I have encountered instances where only steps 2, 4, and 5 are performed. That has resulted in dissatisfaction from the requestor and the analyst. It seems almost all of the dissatisfaction arises from missing step one. If you don’t know what you would like to solve, you don’t know when you have finished. It is the finish that is determined in step six. Sometimes an answer to a question brings up new questions since the conclusion may not be what was expected or the answer doesn’t perfectly answer the initial question.

I have also seen instances where step three is skipped. This can be fatal to any analysis since it can lead to incorrect conclusions or worse, no conclusion when there should have been one. There generally isn’t a way to easily verify the accuracy of a data set. Incompleteness can be easy to check. My background has been in time series analysis which may be the easiest of all types of data sets to verify completeness. My best advice is to spend time with the data and use statistics along with graphs to see if the data looks reasonable. Odd situations can be observed with a basic approach that can lead to questions regarding events that influenced the data.
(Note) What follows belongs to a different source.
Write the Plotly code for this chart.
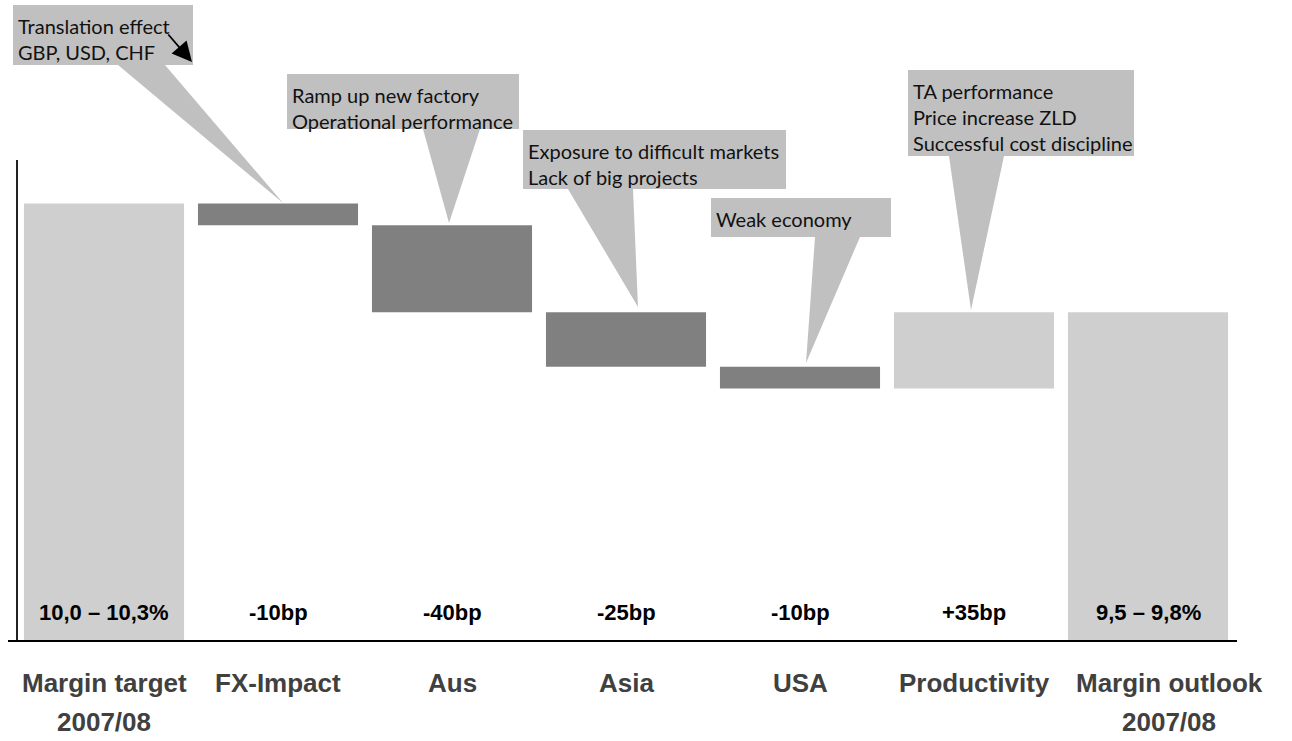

One of my goals will be to also examine the graphs I have constructed and maintained on the data site. I have some opinions on the construction of charts and how to do it well. With regard to software, I have been using Microsoft Excel for twenty years and still consider it to be the best general purpose software for data analysis. For this blog though, I have turned towards Tableau Public for visualization. I used a recent entry to discuss how that software has made it simpler for me to keep the visuals of this blog updated.

Okay, that is a simple introduction. No time table on what I put in this category exists, but this will keep my imagination active for awhile.